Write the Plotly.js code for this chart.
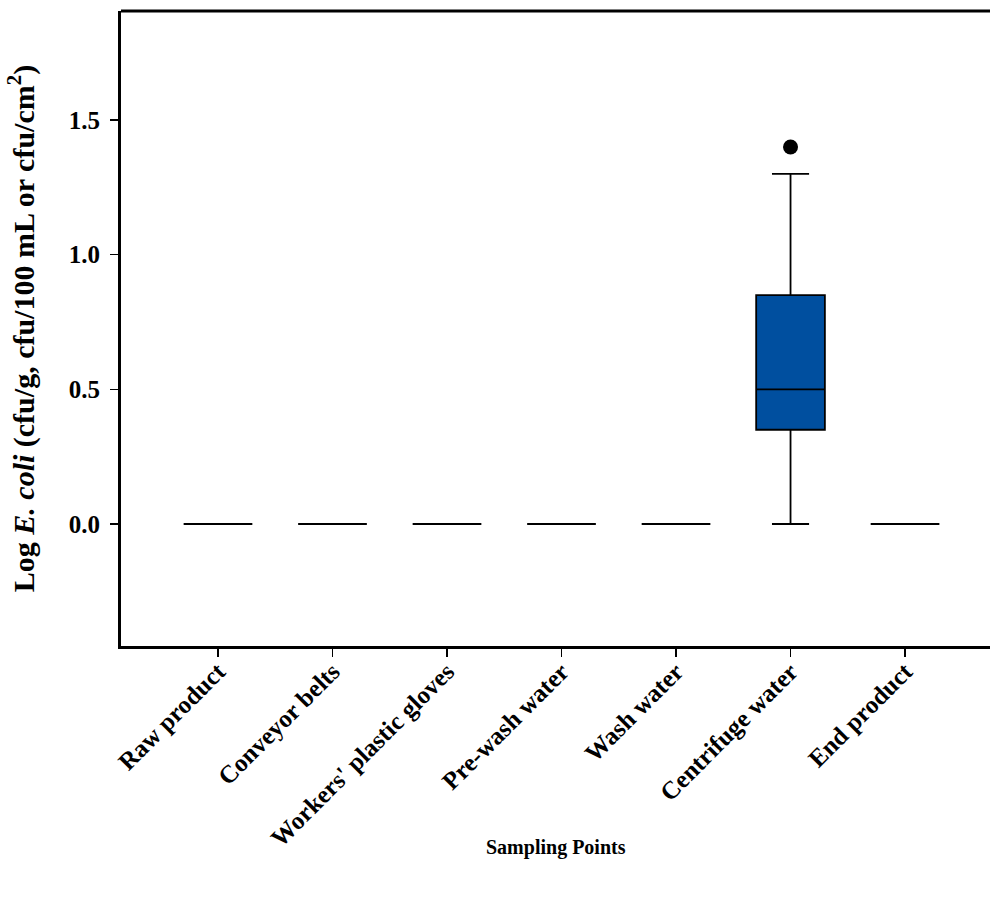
<!DOCTYPE html>
<html>
<head>
<meta charset="utf-8">
<script src="https://cdn.plot.ly/plotly-3.0.1.min.js"></script>
<style>html,body{margin:0;padding:0;background:#fff;overflow:hidden}</style>
</head>
<body>
<div id="chart" style="width:990px;height:918px"></div>
<script>
const categories = ["Raw product", "Conveyor belts", "Workers' plastic gloves", "Pre-wash water", "Wash water", "Centrifuge water", "End product"];
const q1 =         [0, 0, 0, 0, 0, 0.35, 0];
const medians =    [0, 0, 0, 0, 0, 0.50, 0];
const q3 =         [0, 0, 0, 0, 0, 0.85, 0];
const lowerFence = [0, 0, 0, 0, 0, 0.00, 0];
const upperFence = [0, 0, 0, 0, 0, 1.30, 0];
const outlierCats = ["Centrifuge water"];
const outlierVals = [1.4];
const yTicks = [0, 0.5, 1.0, 1.5];
const yTickLabels = ["0.0", "0.5", "1.0", "1.5"];

const font = "'Liberation Serif', 'Times New Roman', serif";

const traces = [
  {
    type: "box",
    x: categories,
    q1: q1, median: medians, q3: q3,
    lowerfence: lowerFence, upperfence: upperFence,
    boxpoints: false,
    fillcolor: "#004f9f",
    line: {color: "#000", width: 1.8},
    width: 0.6,
    whiskerwidth: 0.54,
    hoverinfo: "skip",
    showlegend: false
  },
  {
    type: "scatter", mode: "markers",
    x: outlierCats, y: outlierVals,
    marker: {color: "#000", size: 15},
    showlegend: false, hoverinfo: "skip"
  }
];

const layout = {
  width: 990, height: 918,
  margin: {l: 121, r: 0, t: 11, b: 272},
  paper_bgcolor: "#fff", plot_bgcolor: "#fff",
  showlegend: false,
  font: {family: font, color: "#000"},
  xaxis: {
    type: "category",
    categoryarray: categories,
    range: [-0.847, 6.742],
    showline: true, linecolor: "#000", linewidth: 3,
    ticks: "outside", ticklen: 8, tickwidth: 1.5, tickcolor: "#000",
    tickangle: -45,
    ticklabelstandoff: -10,
    tickfont: {family: font, size: 25, color: "#000", weight: "bold"},
    showgrid: false, zeroline: false,
    automargin: false
  },
  yaxis: {
    range: [-0.453, 1.905],
    tickvals: yTicks, ticktext: yTickLabels,
    showline: true, linecolor: "#000", linewidth: 3,
    ticks: "outside", ticklen: 8, tickwidth: 1.5, tickcolor: "#000",
    ticklabelstandoff: 5,
    tickfont: {family: font, size: 25, color: "#000", weight: "bold"},
    showgrid: false, zeroline: false,
    automargin: false,
    title: {text: "<b>Log <i>E. coli</i> (cfu/g, cfu/100 mL or cfu/cm<sup>2</sup>)</b>", font: {family: font, size: 30, color: "#000"}, standoff: 26}
  },
  annotations: [
    {text: "<b>Sampling Points</b>", xref: "paper", yref: "paper", x: 0.5, y: -0.318,
     xanchor: "center", yanchor: "middle", showarrow: false,
     font: {family: font, size: 20, color: "#000"}}
  ],
  shapes: [
    {type: "line", xref: "paper", yref: "paper", x0: 0, x1: 1, y0: 1, y1: 1, line: {color: "#000", width: 3}}
  ]
};

Plotly.newPlot("chart", traces, layout, {displayModeBar: false, staticPlot: true});
</script>
</body>
</html>
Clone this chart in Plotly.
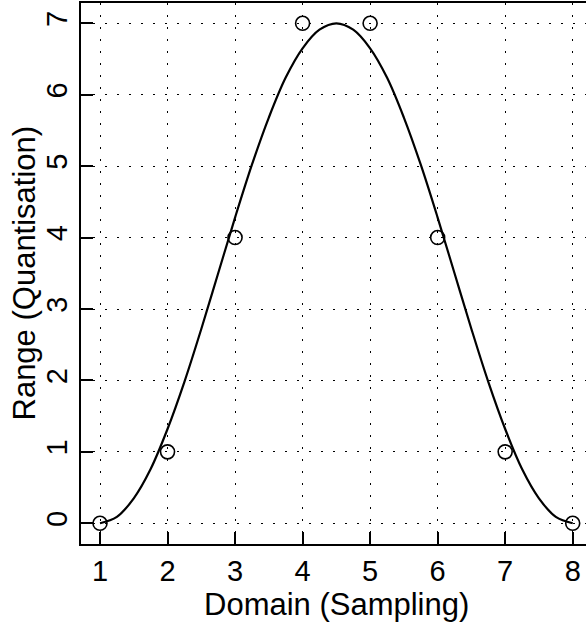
import plotly.graph_objects as go

# observed samples
sample_x = [1, 2, 3, 4, 5, 6, 7, 8]
sample_y = [0, 1, 4, 7, 7, 4, 1, 0]

# smooth reconstruction curve
curve_x = [1.0, 1.25, 1.5, 1.75, 2.0, 2.25, 2.5, 2.75, 3.0, 3.25, 3.5, 3.75, 4.0, 4.25, 4.5,
           4.75, 5.0, 5.25, 5.5, 5.75, 6.0, 6.25, 6.5, 6.75, 7.0, 7.25, 7.5, 7.75, 8.0]
curve_y = [0.0, 0.09, 0.35, 0.76, 1.32, 1.98, 2.72, 3.5, 4.28, 5.02, 5.68, 6.24, 6.65, 6.91, 7.0,
           6.91, 6.65, 6.24, 5.68, 5.02, 4.28, 3.5, 2.72, 1.98, 1.32, 0.76, 0.35, 0.09, 0.0]

x_ticks = [1, 2, 3, 4, 5, 6, 7, 8]
y_ticks = [0, 1, 2, 3, 4, 5, 6, 7]
x_title = "Domain (Sampling)"
y_title = "Range (Quantisation)"

FONT = "Liberation Sans, Arial, Helvetica, sans-serif"
TICK_FS = 29
TITLE_FS = 31

fig = go.Figure()
fig.add_trace(go.Scatter(x=curve_x, y=curve_y, mode="lines",
                         line=dict(color="black", width=2.2, shape="spline", smoothing=1.0),
                         hoverinfo="skip", showlegend=False))
fig.add_trace(go.Scatter(x=sample_x, y=sample_y, mode="markers",
                         marker=dict(symbol="circle-open", size=14, color="black",
                                     line=dict(color="black", width=1.6)),
                         showlegend=False, cliponaxis=False))

axis_common = dict(
    showline=True, linecolor="black", linewidth=2,
    ticks="inside", ticklen=12, tickwidth=2, tickcolor="black",
    showgrid=True, gridcolor="black", gridwidth=1, griddash="2px,10px",
    zeroline=False, automargin=False,
    tickfont=dict(family=FONT, size=TICK_FS, color="black"),
)

fig.update_xaxes(**axis_common, range=[0.7186, 8.197], tickvals=x_ticks,
                 ticktext=[str(v) for v in x_ticks], mirror=True, ticklabelstandoff=0)
fig.update_yaxes(**axis_common, range=[-0.29, 7.284], tickvals=y_ticks,
                 ticktext=[str(v) for v in y_ticks], tickangle=-90, ticklabelstandoff=0)

fig.add_annotation(text=x_title, xref="paper", yref="paper", x=0.5, y=0,
                   xshift=3, yshift=-60, xanchor="center", yanchor="middle",
                   showarrow=False, font=dict(family=FONT, size=TITLE_FS, color="black"))
fig.add_annotation(text=y_title, xref="paper", yref="paper", x=0, y=0.5,
                   xshift=-57, xanchor="center", yanchor="middle", textangle=-90,
                   showarrow=False, font=dict(family=FONT, size=TITLE_FS, color="black"))

fig.update_layout(width=586, height=626,
                  margin=dict(l=81, r=0, t=3, b=82),
                  plot_bgcolor="white", paper_bgcolor="white")

fig.write_html("out.html", config={"displayModeBar": False},
               post_script="document.body.style.margin='0px';")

===============

> _Task instructions_:
Leave out the pictures and give the listing above again exactly.

> _Result of this task_:
Write the Plotly.js code for this chart.
<!DOCTYPE html>
<html>
<head>
<meta charset="utf-8">
<script src="https://cdn.plot.ly/plotly-3.0.1.min.js"></script>
<style>html,body{margin:0;padding:0;background:#fff;overflow:hidden}</style>
</head>
<body>
<div id="chart" style="width:990px;height:918px"></div>
<script>
const categories = ["Raw product", "Conveyor belts", "Workers' plastic gloves", "Pre-wash water", "Wash water", "Centrifuge water", "End product"];
const q1 =         [0, 0, 0, 0, 0, 0.35, 0];
const medians =    [0, 0, 0, 0, 0, 0.50, 0];
const q3 =         [0, 0, 0, 0, 0, 0.85, 0];
const lowerFence = [0, 0, 0, 0, 0, 0.00, 0];
const upperFence = [0, 0, 0, 0, 0, 1.30, 0];
const outlierCats = ["Centrifuge water"];
const outlierVals = [1.4];
const yTicks = [0, 0.5, 1.0, 1.5];
const yTickLabels = ["0.0", "0.5", "1.0", "1.5"];

const font = "'Liberation Serif', 'Times New Roman', serif";

const traces = [
  {
    type: "box",
    x: categories,
    q1: q1, median: medians, q3: q3,
    lowerfence: lowerFence, upperfence: upperFence,
    boxpoints: false,
    fillcolor: "#004f9f",
    line: {color: "#000", width: 1.8},
    width: 0.6,
    whiskerwidth: 0.54,
    hoverinfo: "skip",
    showlegend: false
  },
  {
    type: "scatter", mode: "markers",
    x: outlierCats, y: outlierVals,
    marker: {color: "#000", size: 15},
    showlegend: false, hoverinfo: "skip"
  }
];

const layout = {
  width: 990, height: 918,
  margin: {l: 121, r: 0, t: 11, b: 272},
  paper_bgcolor: "#fff", plot_bgcolor: "#fff",
  showlegend: false,
  font: {family: font, color: "#000"},
  xaxis: {
    type: "category",
    categoryarray: categories,
    range: [-0.847, 6.742],
    showline: true, linecolor: "#000", linewidth: 3,
    ticks: "outside", ticklen: 8, tickwidth: 1.5, tickcolor: "#000",
    tickangle: -45,
    ticklabelstandoff: -10,
    tickfont: {family: font, size: 25, color: "#000", weight: "bold"},
    showgrid: false, zeroline: false,
    automargin: false
  },
  yaxis: {
    range: [-0.453, 1.905],
    tickvals: yTicks, ticktext: yTickLabels,
    showline: true, linecolor: "#000", linewidth: 3,
    ticks: "outside", ticklen: 8, tickwidth: 1.5, tickcolor: "#000",
    ticklabelstandoff: 5,
    tickfont: {family: font, size: 25, color: "#000", weight: "bold"},
    showgrid: false, zeroline: false,
    automargin: false,
    title: {text: "<b>Log <i>E. coli</i> (cfu/g, cfu/100 mL or cfu/cm<sup>2</sup>)</b>", font: {family: font, size: 30, color: "#000"}, standoff: 26}
  },
  annotations: [
    {text: "<b>Sampling Points</b>", xref: "paper", yref: "paper", x: 0.5, y: -0.318,
     xanchor: "center", yanchor: "middle", showarrow: false,
     font: {family: font, size: 20, color: "#000"}}
  ],
  shapes: [
    {type: "line", xref: "paper", yref: "paper", x0: 0, x1: 1, y0: 1, y1: 1, line: {color: "#000", width: 3}}
  ]
};

Plotly.newPlot("chart", traces, layout, {displayModeBar: false, staticPlot: true});
</script>
</body>
</html>
Clone this chart in Plotly.
import plotly.graph_objects as go

# observed samples
sample_x = [1, 2, 3, 4, 5, 6, 7, 8]
sample_y = [0, 1, 4, 7, 7, 4, 1, 0]

# smooth reconstruction curve
curve_x = [1.0, 1.25, 1.5, 1.75, 2.0, 2.25, 2.5, 2.75, 3.0, 3.25, 3.5, 3.75, 4.0, 4.25, 4.5,
           4.75, 5.0, 5.25, 5.5, 5.75, 6.0, 6.25, 6.5, 6.75, 7.0, 7.25, 7.5, 7.75, 8.0]
curve_y = [0.0, 0.09, 0.35, 0.76, 1.32, 1.98, 2.72, 3.5, 4.28, 5.02, 5.68, 6.24, 6.65, 6.91, 7.0,
           6.91, 6.65, 6.24, 5.68, 5.02, 4.28, 3.5, 2.72, 1.98, 1.32, 0.76, 0.35, 0.09, 0.0]

x_ticks = [1, 2, 3, 4, 5, 6, 7, 8]
y_ticks = [0, 1, 2, 3, 4, 5, 6, 7]
x_title = "Domain (Sampling)"
y_title = "Range (Quantisation)"

FONT = "Liberation Sans, Arial, Helvetica, sans-serif"
TICK_FS = 29
TITLE_FS = 31

fig = go.Figure()
fig.add_trace(go.Scatter(x=curve_x, y=curve_y, mode="lines",
                         line=dict(color="black", width=2.2, shape="spline", smoothing=1.0),
                         hoverinfo="skip", showlegend=False))
fig.add_trace(go.Scatter(x=sample_x, y=sample_y, mode="markers",
                         marker=dict(symbol="circle-open", size=14, color="black",
                                     line=dict(color="black", width=1.6)),
                         showlegend=False, cliponaxis=False))

axis_common = dict(
    showline=True, linecolor="black", linewidth=2,
    ticks="inside", ticklen=12, tickwidth=2, tickcolor="black",
    showgrid=True, gridcolor="black", gridwidth=1, griddash="2px,10px",
    zeroline=False, automargin=False,
    tickfont=dict(family=FONT, size=TICK_FS, color="black"),
)

fig.update_xaxes(**axis_common, range=[0.7186, 8.197], tickvals=x_ticks,
                 ticktext=[str(v) for v in x_ticks], mirror=True, ticklabelstandoff=0)
fig.update_yaxes(**axis_common, range=[-0.29, 7.284], tickvals=y_ticks,
                 ticktext=[str(v) for v in y_ticks], tickangle=-90, ticklabelstandoff=0)

fig.add_annotation(text=x_title, xref="paper", yref="paper", x=0.5, y=0,
                   xshift=3, yshift=-60, xanchor="center", yanchor="middle",
                   showarrow=False, font=dict(family=FONT, size=TITLE_FS, color="black"))
fig.add_annotation(text=y_title, xref="paper", yref="paper", x=0, y=0.5,
                   xshift=-57, xanchor="center", yanchor="middle", textangle=-90,
                   showarrow=False, font=dict(family=FONT, size=TITLE_FS, color="black"))

fig.update_layout(width=586, height=626,
                  margin=dict(l=81, r=0, t=3, b=82),
                  plot_bgcolor="white", paper_bgcolor="white")

fig.write_html("out.html", config={"displayModeBar": False},
               post_script="document.body.style.margin='0px';")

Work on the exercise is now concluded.